Most of the past week we have listened to numerous weather reports of heavy snow, ice and frigid temperatures in sections of the west, southwest and south, now moving into the Ohio Valley and points east and north. Our turn for inclement weather is coming up very late tonight and Monday, which begins white and ends liquid, as we begin a new work week.
At midday the weather map features a sprawling area of low pressure extending from the Plains States to the Southeastern States. Low pressure will take shape along the mid-Atlantic coast and become the primary low that brings the unsettled weather conditions on Monday. The low is expected to track through southeastern Massachusetts during Monday and then toward Nova Scotia Tuesday.
Clouds have already overspread our skies this morning and it will be a cloudy afternoon with chilly temperatures but light winds.
Clouds thicken and lower tonight with light snow developing after midnight, most likely during the pre dawn hours of Monday. Cold air at the surface and milder air streaming in aloft will set us up for a wintry mix of precipitation Monday morning. The coastal plain will be the first to transition from snow to sleet and then rain during the morning commute. By mid to late morning it should be all rain along the coast. Through the interior, along and west of Route 128/95, it may be a very different story through midday. The colder air will take longer to lift out as the milder air continues to stream in. Eventually the mild air wins out and the precipitation transitions to a period of sleet, freezing rain and then all rain by early in the afternoon. The further inland you go the longer it will take for the change to plain rain, so if you are traveling along Route 495 that area may not see the change until early afternoon, especially northwest and northern Middlesex County and far western sections of Essex County.
Snow accumulations will be on the light side. Only a trace to at most one inch near the coast, to around an inch or two possible through the interior. This is not a major storm and is not expected to produce heavy amounts of precipitation, no matter what form it falls in. Any extended period of sleet and or freezing rain, especially through interior sections, will be enough to cause very slippery conditions for a few hours.
By Monday night the precipitation shuts off and it will turn windy overnight.
Lots of clouds around Tuesday as another weak disturbance will be in our vicinity, then a mix of clouds and sun Wednesday.
72 Hour Outlook:
Sunday and Sunday night: Cloudy and cold, light snow breaks out late at night. High temperatures in the low 30s, falling to the upper 20s overnight.
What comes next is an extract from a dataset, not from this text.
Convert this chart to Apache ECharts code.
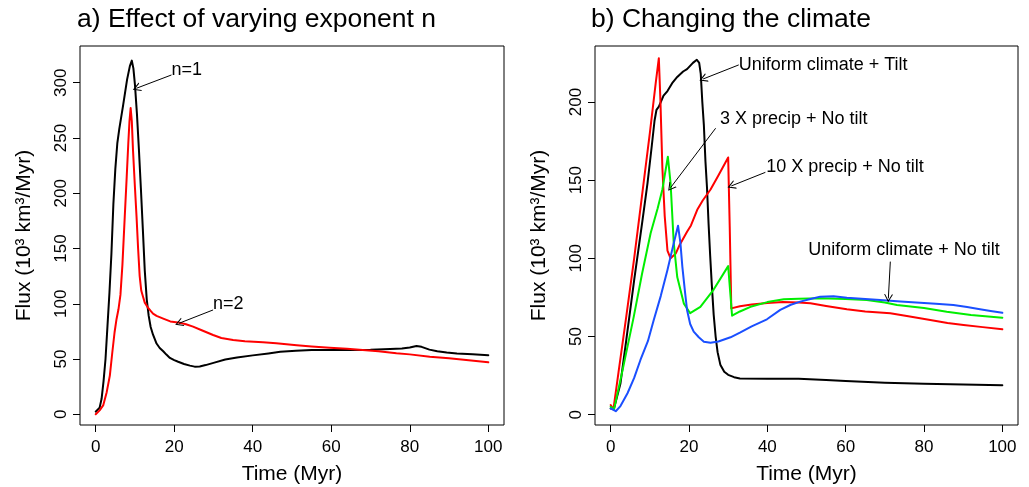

Light winds, becoming east 10 to 15 mph later tonight.
Monday: Mixed precipitation, becoming all rain around midday. Temperatures in the low 30s early, then upper 30s inland to low 40s on the coast by afternoon. East winds along the coast to northeast through the interior at 10 to 15 mph, possibly gusty for a time on the coast.
Monday night: Precipitation ends but remaining mostly cloudy. Cold, lows in the upper 20s to low 30s. West winds 10 to 20 mph, may gust higher along the coast.
Tuesday: Mostly cloudy, cold and breezy. Highs in the mid 30s.
Tuesday night: Turns partly cloudy and colder. Lows in the low to mid 20s.
Wednesday: Partly cloudy and continued unseasonably cold. Highs in the mid 30s.